# Bachmann 38 ton shay wiring



## itsmcgee (Jan 4, 2008)

I recently bought a 38 ton 2T shay. (bachmann) As it is used it did not come with a manuel. I need to know where to tap into the rear pc board to hook up batt control and disconect the track pickups. Can someone help me please.


----------



## Bill Swindell (Jan 2, 2008)

I converted one to batteries and found it easier to remove the entire Bachmann electronics board.
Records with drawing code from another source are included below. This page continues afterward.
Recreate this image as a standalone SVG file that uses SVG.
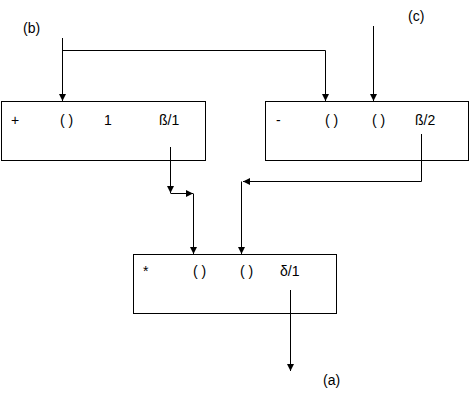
<svg xmlns="http://www.w3.org/2000/svg" width="474" height="400" viewBox="0 0 474 400">
<defs>
<style>
.box{fill:#fff;stroke:#000;stroke-width:1}
.ln{fill:none;stroke:#000;stroke-width:1}
.arr{marker-end:url(#ah)}
text{font-family:"Liberation Sans",Arial,sans-serif;font-size:14px;fill:#000}
</style>
<marker id="ah" markerUnits="userSpaceOnUse" markerWidth="8" markerHeight="7" refX="7" refY="3.5" orient="auto">
<path d="M0,0 L7,3.5 L0,7 z" fill="#000"/>
</marker>
</defs>
<rect width="474" height="400" fill="#fff"/>
<g id="labels">
<text x="23" y="33">(b)</text>
<text x="408" y="21">(c)</text>
<text x="323" y="385">(a)</text>
</g>
<g id="node-plus">
<rect class="box" x="1.5" y="101.5" width="204" height="59"/>
<text x="11" y="125">+</text>
<text x="60" y="125">( )</text>
<text x="104" y="125">1</text>
<text x="159" y="125">ß/1</text>
</g>
<g id="node-minus">
<rect class="box" x="265.5" y="101.5" width="203" height="59"/>
<text x="276" y="125">-</text>
<text x="325" y="125">( )</text>
<text x="372" y="125">( )</text>
<text x="415" y="125">ß/2</text>
</g>
<g id="node-times">
<rect class="box" x="133.5" y="254.5" width="203" height="59"/>
<text x="143" y="276">*</text>
<text x="193" y="276">( )</text>
<text x="240" y="276">( )</text>
<text x="280" y="276">δ/1</text>
</g>
<g id="connectors">
<path class="ln arr" d="M62.5,38 V101"/>
<path class="ln arr" d="M62.5,50.5 H325.5 V101"/>
<path class="ln arr" d="M373.5,26 V101"/>
<path class="ln arr" d="M170.5,147 V193"/>
<path class="ln arr" d="M170.5,193.5 H193"/>
<path class="ln arr" d="M193.5,193.5 V254"/>
<path class="ln" d="M421.5,134 V181.5"/>
<path class="ln arr" d="M421.5,181.5 H243"/>
<path class="ln arr" d="M241.5,181.5 V254"/>
<path class="ln arr" d="M290.5,290 V371"/>
</g>
</svg>
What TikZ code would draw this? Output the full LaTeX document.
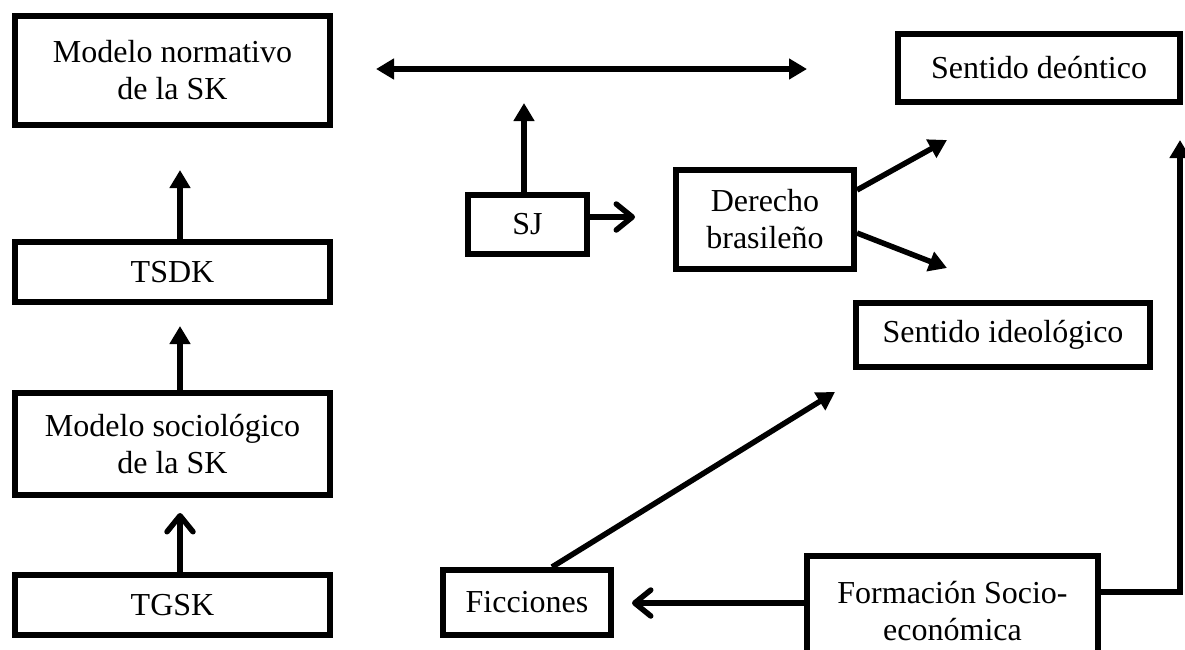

I was able to get an AirWire receiver, Phoenix P-5 speaker and 12V, 4.5AH batteries completely out of sight in the engine.


----------



## TonyWalsham (Jan 2, 2008)

Unless it was a DCC ready Shay you will have to get into the trucks to remove the ball bearing pick ups to isolate the motors.


----------



## itsmcgee (Jan 4, 2008)

It is a dcc ready and I was able to trace some wires to keep it simple. Thanks for the advice.


----------



## TonyWalsham (Jan 2, 2008)

In that case it is probably going to be simpler to trace out where the various wires go and then rip out the Bachmann pcb's and wiring. 
Bear in mind that if the lighting uses LED's you will need to see where the dropping resistors are before dumping the Bachmann pcb's.


----------